Dril-Quip, Inc., an oilfield services company headquartered in Houston, reported net income of $50.8 million for the three months ended September 30, 2015, versus net income of $55.7 million for the third quarter of 2014.
The company said its third quarter 2015 results were favorably impacted by an after-tax foreign exchange gain of $5.1 million, as compared to an after-tax foreign exchange gain of $3.1 million during the third quarter of 2014. According to the company, total revenues were $201.4 million during the quarter ended September 30, 2015, compared to $241.7 million for the same period in 2014.
For the nine months ended September 30, 2015, net income was $143.7 million, compared with net income of $149.6 million for the same period in 2014.
Dril-Quip says its results for the first nine months of 2015 were favorably impacted by an after-tax foreign exchange gain of $860,000, as compared to an after-tax foreign exchange gain of $800,000 during the first three quarters of 2014. The company reported total revenues to be $642.7 million during the nine months ended September 30, 2015, compared to $676.1 million during the same period in 2014.
Backlog hit by order cancelations
In addition, the company announced that its backlog at September 30, 2015, was $824 million, compared to its June 30, 2015, backlog of $974 million and its September 30, 2014, backlog of approximately $1.25 billion.
Dril-Quip said that its backlog balance during the third quarter 2015 was negatively impacted by purchase order cancelations and revisions totaling approximately $23 million and currency translation adjustments of approximately $13 million due primarily to the strengthening of the U.S. dollar versus the Brazilian real.
Blake DeBerry, Dril-Quip’s President and CEO, said: “Despite the fact that third quarter 2015 revenues fell below forecasts, we were pleased that our gross margins exceeded expectations and allowed us to achieve diluted earnings per share at the upper range of our guidance.
“Even though declining oil prices and continuing difficult market conditions have resulted in depressed booking levels, we continue to believe that our strong balance sheet and free cash flow will allow us to enhance long-term shareholder value.”

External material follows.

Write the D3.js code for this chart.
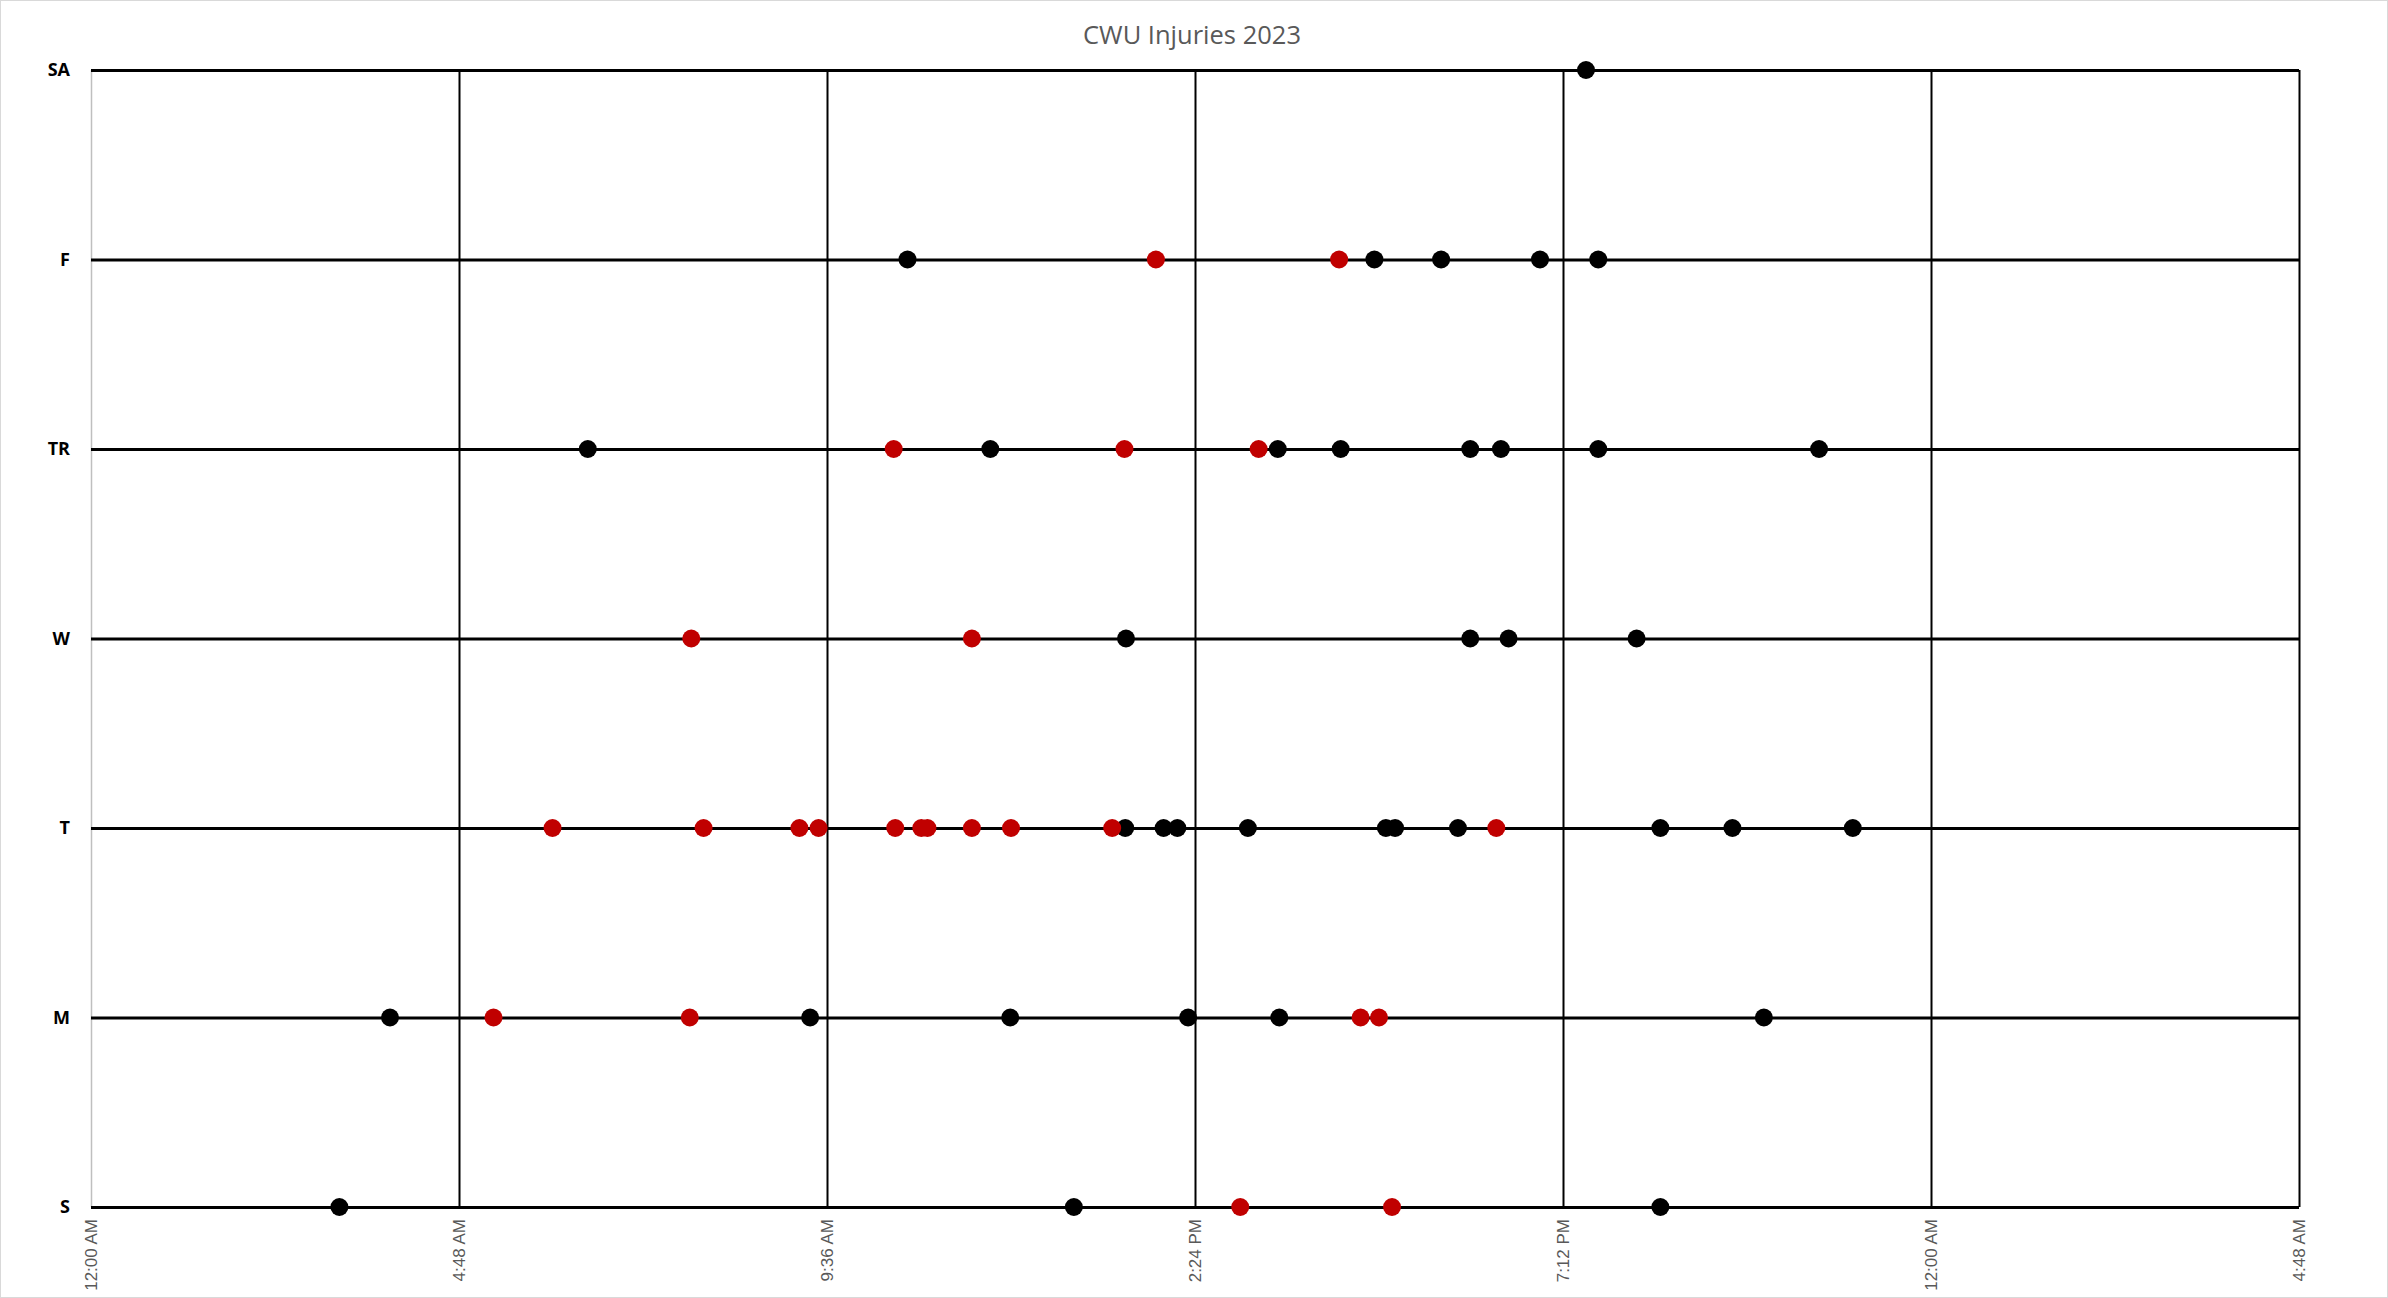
<!DOCTYPE html>
<html>
<head>
<meta charset="utf-8">
<script src="https://cdn.jsdelivr.net/npm/d3@7"></script>
<style>
  html, body { margin: 0; padding: 0; background: #fff; }
</style>
</head>
<body>
<svg id="chart" width="2388" height="1298"></svg>
<script>
// Days of week, bottom to top
const days = ["S", "M", "T", "W", "TR", "F", "SA"];

// Tick labels along the time axis (every 4.8 hours)
const tickHours = [0, 4.8, 9.6, 14.4, 19.2, 24, 28.8];
const tickLabels = ["12:00 AM", "4:48 AM", "9:36 AM", "2:24 PM", "7:12 PM", "12:00 AM", "4:48 AM"];

// Injuries, [day, hour of day]
const blackPoints = [
  ["SA", 19.5],
  ["F", 10.65], ["F", 16.74], ["F", 17.61], ["F", 18.9], ["F", 19.66],
  ["TR", 6.48], ["TR", 11.73], ["TR", 15.48], ["TR", 16.3], ["TR", 17.99], ["TR", 18.39], ["TR", 19.66], ["TR", 22.54],
  ["W", 13.5], ["W", 17.99], ["W", 18.49], ["W", 20.16],
  ["T", 13.49], ["T", 13.99], ["T", 14.17], ["T", 15.09], ["T", 16.89], ["T", 17.01], ["T", 17.83], ["T", 20.47], ["T", 21.41], ["T", 22.98],
  ["M", 3.9], ["M", 9.38], ["M", 11.99], ["M", 14.31], ["M", 15.5], ["M", 21.82],
  ["S", 3.24], ["S", 12.82], ["S", 20.47]
];
const redPoints = [
  ["F", 13.89], ["F", 16.28],
  ["TR", 10.47], ["TR", 13.48], ["TR", 15.23],
  ["W", 7.83], ["W", 11.49],
  ["T", 6.02], ["T", 7.99], ["T", 9.24], ["T", 9.49], ["T", 10.49], ["T", 10.83], ["T", 10.91], ["T", 11.49], ["T", 12.0], ["T", 13.32], ["T", 18.33],
  ["M", 5.25], ["M", 7.81], ["M", 16.56], ["M", 16.8],
  ["S", 14.99], ["S", 16.97]
];

const WIDTH = 2388;
const HEIGHT = 1298;
const MARGIN = { top: 70, right: 89, bottom: 91, left: 91 };
const RED = "#c00000";
const GRID = "#000";
const TEXT_GRAY = "#595959";
const DOT_R = 9;

const svg = d3.select("#chart");
const innerW = WIDTH - MARGIN.left - MARGIN.right;
const innerH = HEIGHT - MARGIN.top - MARGIN.bottom;

// outer chart border
svg.append("rect")
  .attr("x", 0.5).attr("y", 0.5)
  .attr("width", WIDTH - 1).attr("height", HEIGHT - 1)
  .attr("fill", "#fff")
  .attr("stroke", "#d9d9d9");

const x = d3.scaleLinear().domain([0, 28.8]).range([0, innerW]);
const y = d3.scalePoint().domain(days).range([innerH, 0]);

const g = svg.append("g").attr("transform", `translate(${MARGIN.left},${MARGIN.top})`);

// Title
svg.append("text")
  .text("CWU Injuries 2023")
  .attr("x", 1192)
  .attr("y", 44)
  .attr("text-anchor", "middle")
  .attr("font-family", "'Open Sans', sans-serif")
  .attr("font-size", 25.5)
  .attr("fill", TEXT_GRAY);

// Vertical gridlines
const xAxis = d3.axisBottom(x)
  .tickValues(tickHours)
  .tickSize(-innerH)
  .tickPadding(12)
  .tickFormat((d, i) => tickLabels[i]);
const xg = g.append("g")
  .attr("transform", `translate(0,${innerH})`)
  .call(xAxis);
xg.select(".domain").remove();
xg.selectAll(".tick line")
  .attr("stroke", (d, i) => i === 0 ? "#bfbfbf" : GRID)
  .attr("stroke-width", (d, i) => i === 0 ? 1.5 : 2);
xg.selectAll(".tick text")
  .attr("transform", "rotate(-90)")
  .attr("text-anchor", "end")
  .attr("x", -12)
  .attr("y", 0)
  .attr("dy", "0.35em")
  .attr("font-family", "'Liberation Sans', Arial, sans-serif")
  .attr("font-size", 17)
  .attr("fill", TEXT_GRAY);

// Horizontal day lines
const yAxis = d3.axisLeft(y)
  .tickSize(-innerW)
  .tickPadding(21);
const yg = g.append("g").call(yAxis);
yg.select(".domain").remove();
yg.selectAll(".tick line")
  .attr("stroke", GRID)
  .attr("stroke-width", 3);
yg.selectAll(".tick text")
  .attr("font-family", "'Open Sans', sans-serif")
  .attr("font-weight", "bold")
  .attr("font-size", 18)
  .attr("fill", "#000");

// Points
const dots = g.append("g");
dots.selectAll("circle.black")
  .data(blackPoints)
  .enter()
  .append("circle")
  .attr("class", "black")
  .attr("cx", d => x(d[1]))
  .attr("cy", d => y(d[0]))
  .attr("r", DOT_R)
  .attr("fill", "#000");
dots.selectAll("circle.red")
  .data(redPoints)
  .enter()
  .append("circle")
  .attr("class", "red")
  .attr("cx", d => x(d[1]))
  .attr("cy", d => y(d[0]))
  .attr("r", DOT_R)
  .attr("fill", RED);
</script>
</body>
</html>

Based upon current market conditions and excluding foreign currency gains/losses or any unusual items, the company says it expects its earnings per diluted share for the quarter ending December 31, 2015, to approximate $1.00 to $1.10 per share. Dril-Quip adds that it expects its full-year 2015 earnings per diluted share to be in the range of $4.70 to $4.80, excluding foreign currency gains/losses or any unusual items.